- The paper introduces HA2G, a dual-module framework that hierarchically associates audio features with gesture synthesis to enhance avatar realism.
- It employs a Hierarchical Audio Learner and a Hierarchical Pose Inferer to capture nuanced motion details and maintain beat consistency.
- Experimental results show lower Fréchet Gesture Distance and higher gesture diversity, underscoring the model’s superior performance over conventional methods.
An Expert Overview of "Learning Hierarchical Cross-Modal Association for Co-Speech Gesture Generation"
This paper proposes a novel approach named Hierarchical Audio-to-Gesture (HA2G) to address the challenge of generating co-speech gestures for virtual avatars. The core contribution of the paper is the integration of a hierarchical framework that leverages cross-modal associations between speech and gestures, going beyond typical holistic generation methods that handle gesture synthesis in an undifferentiated manner. Herein, key components and results from the paper are critically analyzed.
Core Contributions and Methodology
The paper introduces a dual-module framework: the Hierarchical Audio Learner and the Hierarchical Pose Inferer, both designed to improve the granularity and fidelity of gesture synthesis:
- Hierarchical Audio Learner: This module extracts audio features at multiple semantic levels using a hierarchy within a neural encoder architecture. Different levels of the audio are projected into corresponding body movements, acknowledging that distinct audio features (such as high-level semantics versus low-level beats) influence different gesture types. Contrastive learning is employed here to better integrate audio and text data, enhancing feature discriminativeness across modalities—enabling the model to learn more precise and contextually appropriate audio-gesture mappings.
- Hierarchical Pose Inferer: By enforcing a tree-like generation approach, this module synthesizes gestures sequentially from coarse to fine details. The output is a hierarchical sequence of poses generated by leveraging a bidirectional GRU architecture, allowing for in-depth capture of the nuanced motion patterns inherent in different body parts, particularly the often-overlooked subtlety of finger movements.
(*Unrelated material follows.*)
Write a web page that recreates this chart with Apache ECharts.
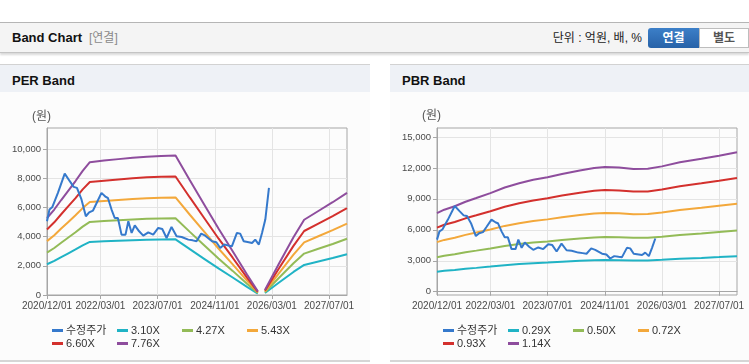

- Physical Constraints and Style Adaptation: An homage to the physical realism, the authors also incorporate physical constraints to ensure the plausibility of generated motion as well as adaptive style coordinators that tailor the generated gestures to specific speaker styles inferred from reference frames.
Experimental Result Highlights
Extensive experimental evaluations highlight the model's superior performance across several metrics:
- Fréchet Gesture Distance (FGD): The HA2G method yields lower FGD values than competing methods, indicating closer alignment with the distribution of real gesture data.
- Beat Consistency (BC) and Diversity: Higher scores in BC and diversity metrics confirm HA2G’s capability to sustain synchronous motion with audio and generate varied gesture outputs, respectively. This is particularly important as it demonstrates the model's ability to synthesize gestures that complement speech both temporally and semantically.
Implications and Future Work
The implications of this research span both theoretical foundations and practical applications. Theoretically, the work underscores the importance of recognizing the intrinsic hierarchy in both speech and gestural data, urging future models in this domain to embrace granular learning processes. Practically, such advancements fuel the development of more expressive and interactive digital avatars, enhancing human-computer interaction scenarios in areas like virtual customer service, education, and entertainment.
Future research may extend this framework to accommodate diverse languages and dialects, exploring the potential of HA2G in multilingual environments. There’s also scope for adapting such models for full-body motion synthesis or addressing the specifics of gesture styles influenced by cultural nuances, thereby broadening the spectrum of applicability.
In conclusion, the paper introduces a refined methodology that thoughtfully incorporates hierarchical associations across distinct modalities. By doing so, it significantly advances the landscape of co-speech gesture generation, warranting continued investigation and application in various AI-driven interactive systems.